--- start GIVEN RECORDS ---

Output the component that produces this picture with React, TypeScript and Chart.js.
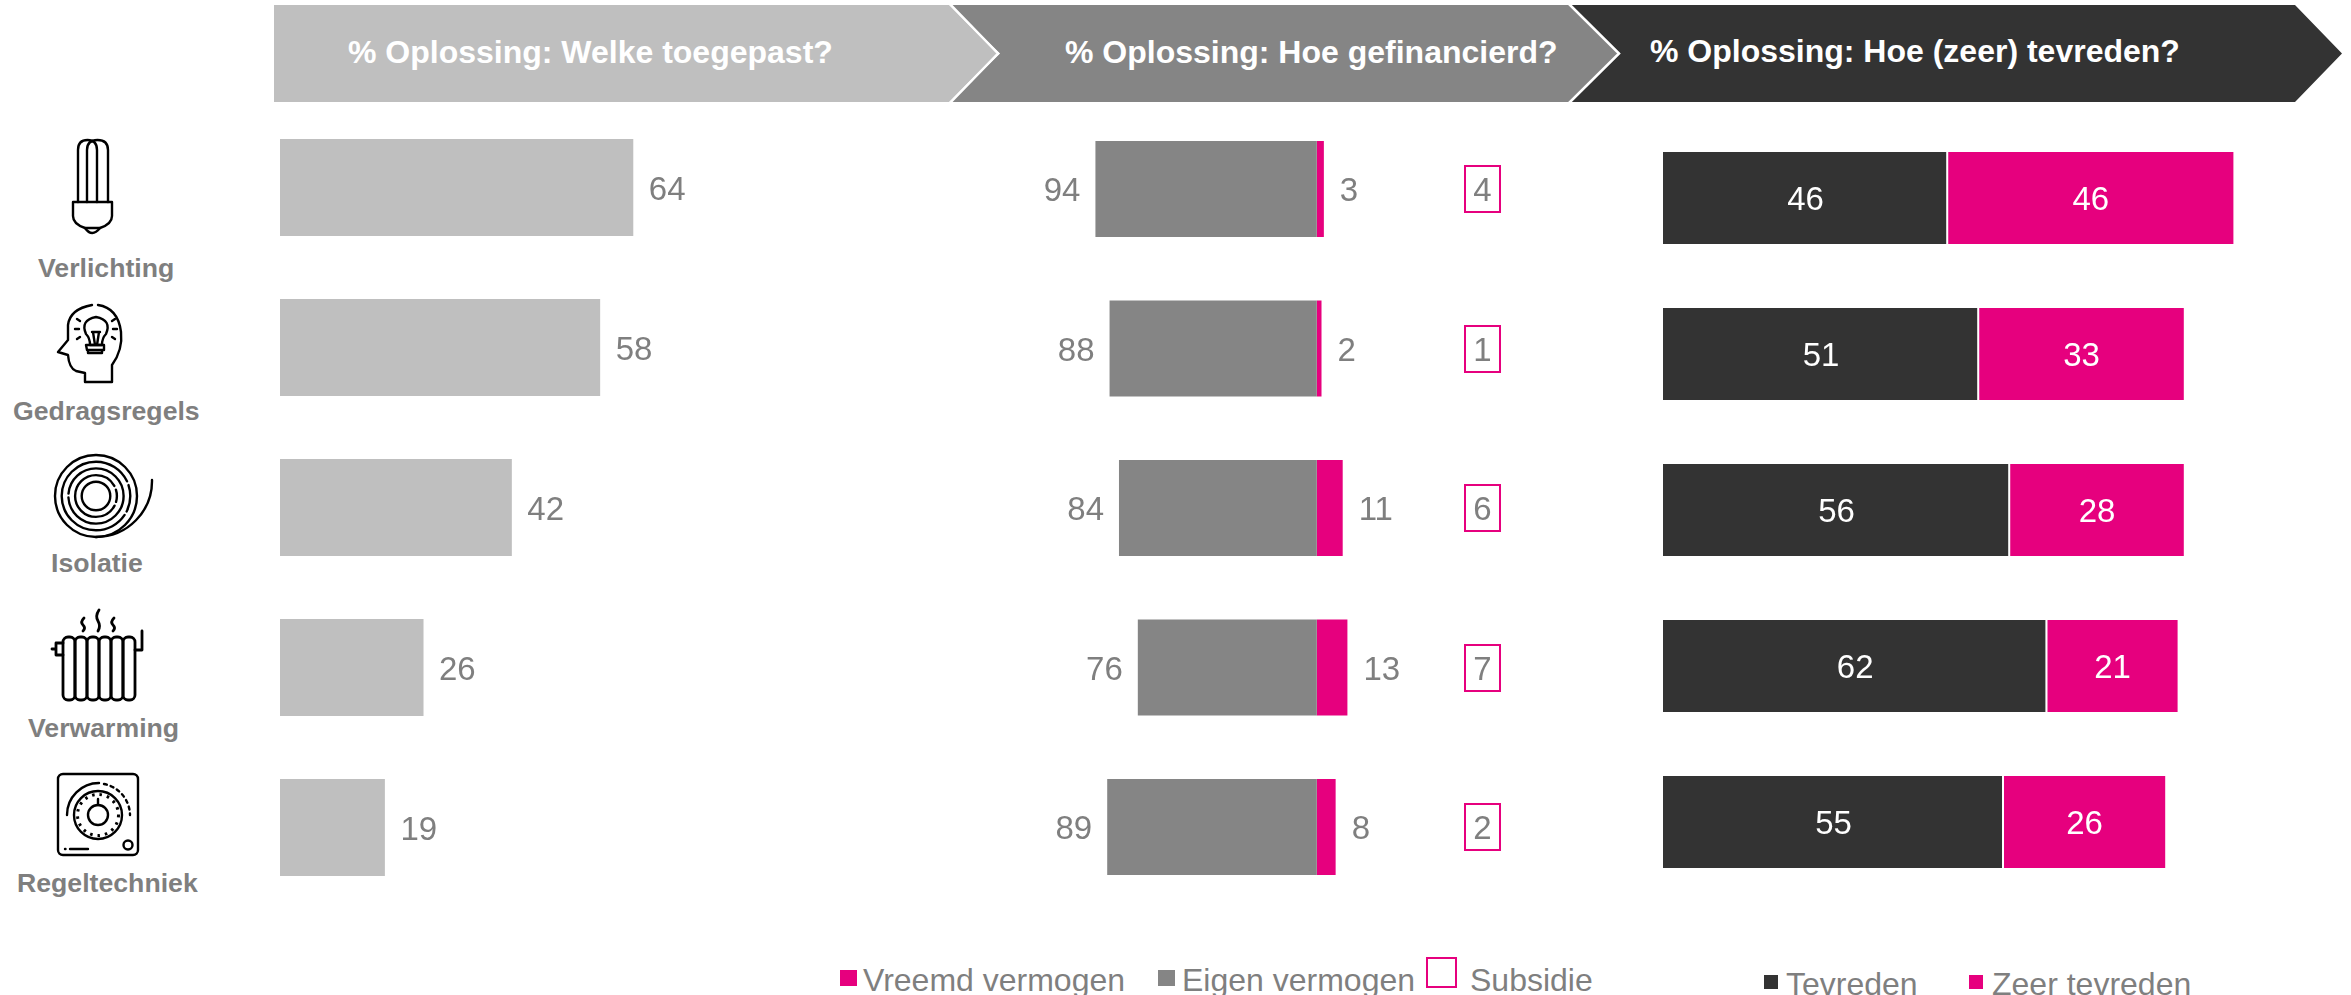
import React, { useEffect, useRef } from "react";
import { Chart, registerables } from "chart.js";

Chart.register(...registerables);

const categories = ["Verlichting", "Gedragsregels", "Isolatie", "Verwarming", "Regeltechniek"];
const toegepast = [64, 58, 42, 26, 19];
const eigenVermogen = [94, 88, 84, 76, 89];
const vreemdVermogen = [3, 2, 11, 13, 8];
const subsidie = [4, 1, 6, 7, 2];
const tevreden = [46, 51, 56, 62, 55];
const zeerTevreden = [46, 33, 28, 21, 26];

const headers = ["% Oplossing: Welke toegepast?", "% Oplossing: Hoe gefinancierd?", "% Oplossing: Hoe (zeer) tevreden?"];

const PINK = "#E6007E";
const LIGHT = "#BFBFBF";
const MID = "#858585";
const DARK = "#333333";
const TEXT = "#7F7F7F";
const FONT = '"Liberation Sans", Arial, sans-serif';
const LABEL_FONT = `33px ${FONT}`;

const labelsPlugin = (draw: (chart: any, ctx: CanvasRenderingContext2D) => void) => ({
  id: "valueLabels",
  afterDatasetsDraw(chart: any) {
    const ctx = chart.ctx;
    ctx.save();
    ctx.font = LABEL_FONT;
    ctx.textBaseline = "middle";
    draw(chart, ctx);
    ctx.restore();
  },
});

function baseOptions(min: number, max: number, padY: number) {
  return {
    indexAxis: "y" as const,
    responsive: false,
    animation: false as const,
    layout: { padding: { top: padY, bottom: padY, left: 0, right: 0 } },
    plugins: { legend: { display: false }, tooltip: { enabled: false }, title: { display: false } },
    scales: {
      x: { display: false, stacked: true, min, max },
      y: { display: false, stacked: true },
    },
  };
}

function useChart(build: (canvas: HTMLCanvasElement) => Chart) {
  const ref = useRef<HTMLCanvasElement | null>(null);
  useEffect(() => {
    if (!ref.current) return;
    const chart = build(ref.current);
    return () => chart.destroy();
  }, []);
  return ref;
}

function Canvas({ r, left, top, width, height }: any) {
  return <canvas ref={r} width={width} height={height} style={{ position: "absolute", left, top, width, height }} />;
}

function Panel1() {
  const r = useChart((c) =>
    new Chart(c, {
      type: "bar",
      data: {
        labels: categories,
        datasets: [{ label: "Toegepast", data: toegepast, backgroundColor: LIGHT, categoryPercentage: 1, barPercentage: 97 / 160 }],
      },
      options: baseOptions(0, 560 / 5.52, 0.5) as any,
      plugins: [
        labelsPlugin((chart, ctx) => {
          ctx.fillStyle = TEXT;
          ctx.textAlign = "left";
          chart.getDatasetMeta(0).data.forEach((b: any, i: number) => {
            ctx.fillText(String(toegepast[i]), b.x + 15.5, b.y + 3);
          });
        }),
      ],
    })
  );
  return <Canvas r={r} left={280} top={107} width={560} height={801} />;
}

function Panel2() {
  const r = useChart((c) =>
    new Chart(c, {
      type: "bar",
      data: {
        labels: categories,
        datasets: [
          { label: "Eigen vermogen", data: eigenVermogen.map((v) => -v), backgroundColor: MID, categoryPercentage: 1, barPercentage: 96 / 159.5 },
          { label: "Vreemd vermogen", data: vreemdVermogen, backgroundColor: PINK, categoryPercentage: 1, barPercentage: 96 / 159.5 },
        ],
      },
      options: baseOptions(-316.8 / 2.355, 283.2 / 2.355, 0.25) as any,
      plugins: [
        labelsPlugin((chart, ctx) => {
          const xs = chart.scales.x;
          ctx.fillStyle = TEXT;
          chart.getDatasetMeta(0).data.forEach((b: any, i: number) => {
            ctx.textAlign = "right";
            ctx.fillText(String(eigenVermogen[i]), b.x - 15, b.y + 3);
          });
          chart.getDatasetMeta(1).data.forEach((b: any, i: number) => {
            ctx.textAlign = "left";
            ctx.fillText(String(vreemdVermogen[i]), b.x + 16, b.y + 3);
            const cx = xs.getPixelForValue(70.3);
            ctx.textAlign = "center";
            ctx.fillText(String(subsidie[i]), cx, b.y + 3);
            ctx.strokeStyle = PINK;
            ctx.lineWidth = 2;
            ctx.strokeRect(Math.round(cx - 17.5), Math.round(b.y - 23), 35, 46);
          });
        }),
      ],
    })
  );
  return <Canvas r={r} left={1000} top={109} width={600} height={798} />;
}

function Panel3() {
  const r = useChart((c) =>
    new Chart(c, {
      type: "bar",
      data: {
        labels: categories,
        datasets: [
          { label: "Tevreden", data: tevreden, backgroundColor: DARK, categoryPercentage: 1, barPercentage: 92 / 156, borderColor: "#FFFFFF", borderWidth: { right: 2, left: 0, top: 0, bottom: 0 }, borderSkipped: false },
          { label: "Zeer tevreden", data: zeerTevreden, backgroundColor: PINK, categoryPercentage: 1, barPercentage: 92 / 156 },
        ],
      },
      options: baseOptions(0, 680 / 6.2, 0) as any,
      plugins: [
        labelsPlugin((chart, ctx) => {
          ctx.fillStyle = "#FFFFFF";
          ctx.textAlign = "center";
          chart.getDatasetMeta(0).data.forEach((b: any, i: number) => {
            ctx.fillText(String(tevreden[i]), (b.x + b.base) / 2, b.y + 3);
          });
          chart.getDatasetMeta(1).data.forEach((b: any, i: number) => {
            ctx.fillText(String(zeerTevreden[i]), (b.x + b.base) / 2, b.y + 3);
          });
        }),
      ],
    })
  );
  return <Canvas r={r} left={1663} top={120} width={680} height={780} />;
}

function T({ x, cy, size = 32, bold = false, color = TEXT, children }: any) {
  return (
    <div
      style={{
        position: "absolute",
        left: x,
        top: cy - size / 2,
        height: size,
        lineHeight: `${size}px`,
        fontSize: size,
        fontFamily: FONT,
        fontWeight: bold ? 700 : 400,
        color,
        whiteSpace: "nowrap",
      }}
    >
      {children}
    </div>
  );
}

function Swatch({ x, y, w, h, color }: any) {
  return <div style={{ position: "absolute", left: x, top: y, width: w, height: h, background: color }} />;
}

function HeaderBand() {
  return (
    <svg width={2351} height={110} style={{ position: "absolute", left: 0, top: 0 }}>
      <polygon points="1571,5 2295,5 2342,53.5 2295,102 1571,102 1620,53.5" fill={DARK} />
      <polygon points="950,5 1569,5 1619,53.5 1569,102 950,102 1000,53.5" fill={MID} />
      <polyline points="1569,4 1619,53.5 1569,103" fill="none" stroke="#FFFFFF" strokeWidth={2.5} />
      <polygon points="274,5 949,5 997,53.5 949,102 274,102" fill={LIGHT} />
      <polyline points="950,4 998,53.5 950,103" fill="none" stroke="#FFFFFF" strokeWidth={2.5} />
    </svg>
  );
}

function Icons() {
  const s = { fill: "none", stroke: "#000", strokeWidth: 2.4, strokeLinecap: "round" as const, strokeLinejoin: "round" as const };
  return (
    <svg width={210} height={880} style={{ position: "absolute", left: 0, top: 0 }}>
      {/* bulb */}
      <g {...s}>
        <path d="M78 202V150Q78 140 87.5 140Q97 140 97 150V202" />
        <path d="M87 202V150Q87 140 97.5 140Q108 140 108 150V202" />
        <path d="M73 202H112V216Q112 224 100 228H85Q73 224 73 216Z" />
        <path d="M85 228Q92 238 100 228" />
      </g>
      {/* head */}
      <g {...s}>
        <path d="M98 305Q118 308 121 332Q123 350 112 365V382H85V373L76 371Q69 368 68 355L58 352L68 340V325Q70 309 92 305" />
        <path d="M90 345Q90 338 86 334Q80 320 96 317Q112 320 106 334Q102 338 102 345Z" />
        <path d="M86 345H104V350H87ZM88 350V353H102V350M93 332L95 345M99 332L97 345M92 332H100" />
        <path d="M77 319l3 2M115 319l-3 2M75 329h4M117 329h-4M77 339l3-2M115 339l-3-2" />
      </g>
      {/* coil */}
      <g {...s}>
        <circle cx={96} cy={496} r={41} />
        <circle cx={96} cy={496} r={34.3} strokeDasharray="180 4" strokeDashoffset={-20} />
        <circle cx={96} cy={496} r={27.6} strokeDasharray="145 4" strokeDashoffset={60} />
        <circle cx={96} cy={496} r={20.9} strokeDasharray="110 4" strokeDashoffset={-10} />
        <circle cx={96} cy={496} r={14.3} />
        <path d="M152 480A56 56 0 0 1 96 537" />
      </g>
      {/* radiator */}
      <g {...s} strokeWidth={2.8}>
        <rect x={63} y={637} width={12} height={63} rx={5} />
        <rect x={75} y={637} width={12} height={63} rx={5} />
        <rect x={87} y={637} width={12} height={63} rx={5} />
        <rect x={99} y={637} width={12} height={63} rx={5} />
        <rect x={111} y={637} width={12} height={63} rx={5} />
        <rect x={123} y={637} width={12} height={63} rx={5} />
        <path d="M63 643H56V655H63M56 649H52M135 650H142V631" />
        <path d="M84 618Q80 622 83 625Q86 628 83 631" />
        <path d="M99 610Q95 616 98 621Q101 626 98 631" />
        <path d="M114 618Q110 622 113 625Q116 628 113 631" />
      </g>
      {/* thermostat */}
      <g {...s}>
        <rect x={58} y={774} width={80} height={81} rx={5} />
        <circle cx={98} cy={815} r={10} />
        <circle cx={98} cy={815} r={24} />
        <circle cx={98} cy={815} r={20.5} strokeDasharray="2.5 5" strokeWidth={3} strokeLinecap="butt" />
        <path d="M98 799V805" />
        <path d="M67 815A32 32 0 0 1 99 783" />
        <path d="M104 784A32 32 0 0 1 130 815" strokeDasharray="3 4" />
        <circle cx={128} cy={845} r={4.5} />
        <path d="M70 849H88M65 849H65.5" />
      </g>
    </svg>
  );
}

const catLabelPos = [
  { x: 38, cy: 268.5 },
  { x: 13, cy: 411.5 },
  { x: 51, cy: 563.5 },
  { x: 28, cy: 728.5 },
  { x: 17, cy: 883.5 },
];

export default function App() {
  return (
    <div style={{ position: "fixed", left: 0, top: 0, width: 2351, height: 995, background: "#FFFFFF", overflow: "hidden" }}>
      <HeaderBand />
      <T x={348} cy={52} bold color="#FFFFFF">{headers[0]}</T>
      <T x={1065} cy={52} bold color="#FFFFFF">{headers[1]}</T>
      <T x={1650} cy={51} bold color="#FFFFFF">{headers[2]}</T>
      <Icons />
      {categories.map((c, i) => (
        <T key={c} x={catLabelPos[i].x} cy={catLabelPos[i].cy} size={26.67} bold>{c}</T>
      ))}
      <Panel1 />
      <Panel2 />
      <Panel3 />
      <Swatch x={840} y={970} w={17} h={16} color={PINK} />
      <T x={863} cy={980}>Vreemd vermogen</T>
      <Swatch x={1158} y={970} w={17} h={16} color={MID} />
      <T x={1182} cy={980}>Eigen vermogen</T>
      <div style={{ position: "absolute", left: 1426, top: 957, width: 31, height: 31, border: `2.5px solid ${PINK}`, boxSizing: "border-box" }} />
      <T x={1470} cy={980}>Subsidie</T>
      <Swatch x={1764} y={975} w={14} h={14} color={DARK} />
      <T x={1786} cy={984}>Tevreden</T>
      <Swatch x={1969} y={975} w={14} h={14} color={PINK} />
      <T x={1992} cy={984}>Zeer tevreden</T>
    </div>
  );
}
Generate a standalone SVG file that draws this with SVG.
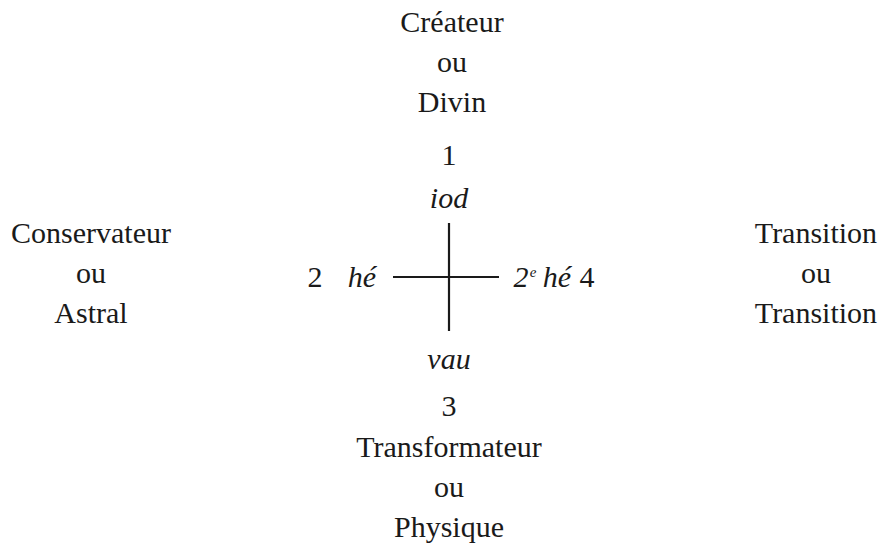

--- end GIVEN RECORDS ---

Restate each line from the start of the listing through the line bearing "Chart.register(...registerables);" word for word. Drop the pictures.

§ COMPLETED EXERCISE
Output the component that produces this picture with React, TypeScript and Chart.js.
import React, { useEffect, useRef } from "react";
import { Chart, registerables } from "chart.js";

Chart.register(...registerables);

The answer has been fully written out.